AIM: In your copy, repeat the records exactly and leave out the pictures.

(Collection entries)
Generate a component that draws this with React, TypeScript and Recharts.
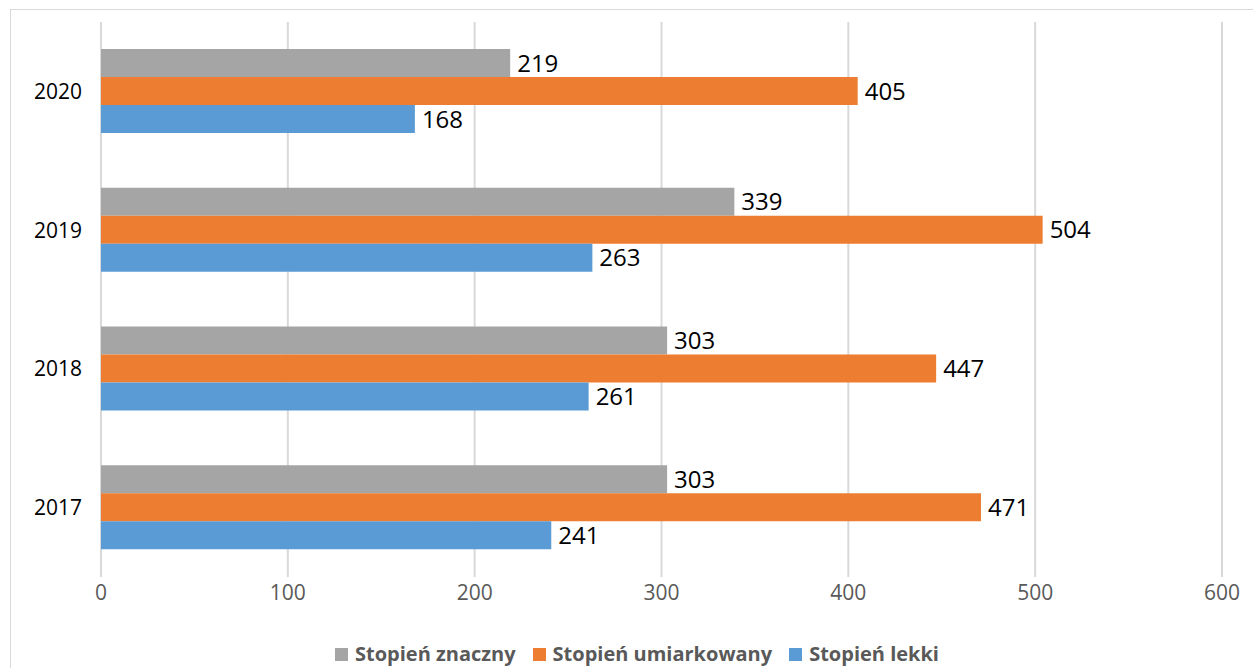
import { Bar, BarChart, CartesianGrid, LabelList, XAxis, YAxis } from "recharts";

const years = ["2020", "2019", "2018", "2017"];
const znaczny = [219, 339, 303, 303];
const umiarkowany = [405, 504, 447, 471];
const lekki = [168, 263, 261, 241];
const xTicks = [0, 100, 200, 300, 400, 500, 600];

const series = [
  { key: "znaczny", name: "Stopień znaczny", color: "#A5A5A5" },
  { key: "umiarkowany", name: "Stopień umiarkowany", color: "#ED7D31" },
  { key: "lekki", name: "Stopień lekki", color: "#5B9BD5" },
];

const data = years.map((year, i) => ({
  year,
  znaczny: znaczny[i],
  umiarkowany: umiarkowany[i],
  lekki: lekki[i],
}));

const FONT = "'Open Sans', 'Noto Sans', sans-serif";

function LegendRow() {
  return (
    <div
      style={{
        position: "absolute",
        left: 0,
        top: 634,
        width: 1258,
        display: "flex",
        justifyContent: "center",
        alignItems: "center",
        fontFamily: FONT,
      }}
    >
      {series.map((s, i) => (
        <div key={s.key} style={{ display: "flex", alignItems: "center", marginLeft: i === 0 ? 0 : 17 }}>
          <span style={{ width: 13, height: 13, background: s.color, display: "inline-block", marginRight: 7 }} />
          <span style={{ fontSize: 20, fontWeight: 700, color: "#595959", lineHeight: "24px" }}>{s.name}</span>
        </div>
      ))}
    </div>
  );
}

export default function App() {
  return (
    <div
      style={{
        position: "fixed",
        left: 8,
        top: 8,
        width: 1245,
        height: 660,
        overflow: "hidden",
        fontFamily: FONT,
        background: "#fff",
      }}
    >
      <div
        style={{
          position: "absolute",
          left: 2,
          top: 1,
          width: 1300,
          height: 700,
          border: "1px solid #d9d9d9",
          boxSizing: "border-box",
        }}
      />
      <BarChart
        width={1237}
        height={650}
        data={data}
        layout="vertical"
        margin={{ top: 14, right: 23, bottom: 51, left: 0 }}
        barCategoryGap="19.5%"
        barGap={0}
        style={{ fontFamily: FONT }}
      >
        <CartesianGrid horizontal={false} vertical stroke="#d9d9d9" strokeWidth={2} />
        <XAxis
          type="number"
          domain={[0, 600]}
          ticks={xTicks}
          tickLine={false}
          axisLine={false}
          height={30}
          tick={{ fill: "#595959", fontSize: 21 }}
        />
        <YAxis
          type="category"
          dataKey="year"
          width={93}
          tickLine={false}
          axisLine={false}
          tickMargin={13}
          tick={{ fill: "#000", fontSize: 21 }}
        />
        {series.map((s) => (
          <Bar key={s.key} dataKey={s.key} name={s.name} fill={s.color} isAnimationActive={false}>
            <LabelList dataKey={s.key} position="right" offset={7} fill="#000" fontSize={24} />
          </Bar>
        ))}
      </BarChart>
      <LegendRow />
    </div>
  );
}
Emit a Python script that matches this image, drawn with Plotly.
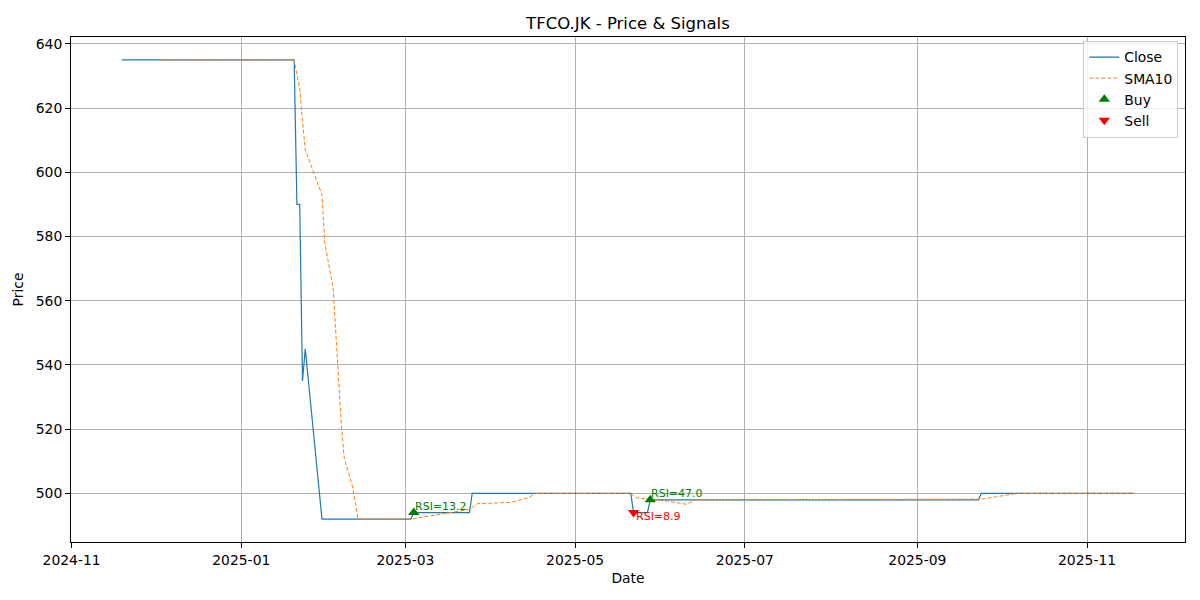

RESULT:
Generate a component that draws this with React, TypeScript and Recharts.
import { Bar, BarChart, CartesianGrid, LabelList, XAxis, YAxis } from "recharts";

const years = ["2020", "2019", "2018", "2017"];
const znaczny = [219, 339, 303, 303];
const umiarkowany = [405, 504, 447, 471];
const lekki = [168, 263, 261, 241];
const xTicks = [0, 100, 200, 300, 400, 500, 600];

const series = [
  { key: "znaczny", name: "Stopień znaczny", color: "#A5A5A5" },
  { key: "umiarkowany", name: "Stopień umiarkowany", color: "#ED7D31" },
  { key: "lekki", name: "Stopień lekki", color: "#5B9BD5" },
];

const data = years.map((year, i) => ({
  year,
  znaczny: znaczny[i],
  umiarkowany: umiarkowany[i],
  lekki: lekki[i],
}));

const FONT = "'Open Sans', 'Noto Sans', sans-serif";

function LegendRow() {
  return (
    <div
      style={{
        position: "absolute",
        left: 0,
        top: 634,
        width: 1258,
        display: "flex",
        justifyContent: "center",
        alignItems: "center",
        fontFamily: FONT,
      }}
    >
      {series.map((s, i) => (
        <div key={s.key} style={{ display: "flex", alignItems: "center", marginLeft: i === 0 ? 0 : 17 }}>
          <span style={{ width: 13, height: 13, background: s.color, display: "inline-block", marginRight: 7 }} />
          <span style={{ fontSize: 20, fontWeight: 700, color: "#595959", lineHeight: "24px" }}>{s.name}</span>
        </div>
      ))}
    </div>
  );
}

export default function App() {
  return (
    <div
      style={{
        position: "fixed",
        left: 8,
        top: 8,
        width: 1245,
        height: 660,
        overflow: "hidden",
        fontFamily: FONT,
        background: "#fff",
      }}
    >
      <div
        style={{
          position: "absolute",
          left: 2,
          top: 1,
          width: 1300,
          height: 700,
          border: "1px solid #d9d9d9",
          boxSizing: "border-box",
        }}
      />
      <BarChart
        width={1237}
        height={650}
        data={data}
        layout="vertical"
        margin={{ top: 14, right: 23, bottom: 51, left: 0 }}
        barCategoryGap="19.5%"
        barGap={0}
        style={{ fontFamily: FONT }}
      >
        <CartesianGrid horizontal={false} vertical stroke="#d9d9d9" strokeWidth={2} />
        <XAxis
          type="number"
          domain={[0, 600]}
          ticks={xTicks}
          tickLine={false}
          axisLine={false}
          height={30}
          tick={{ fill: "#595959", fontSize: 21 }}
        />
        <YAxis
          type="category"
          dataKey="year"
          width={93}
          tickLine={false}
          axisLine={false}
          tickMargin={13}
          tick={{ fill: "#000", fontSize: 21 }}
        />
        {series.map((s) => (
          <Bar key={s.key} dataKey={s.key} name={s.name} fill={s.color} isAnimationActive={false}>
            <LabelList dataKey={s.key} position="right" offset={7} fill="#000" fontSize={24} />
          </Bar>
        ))}
      </BarChart>
      <LegendRow />
    </div>
  );
}
Emit a Python script that matches this image, drawn with Plotly.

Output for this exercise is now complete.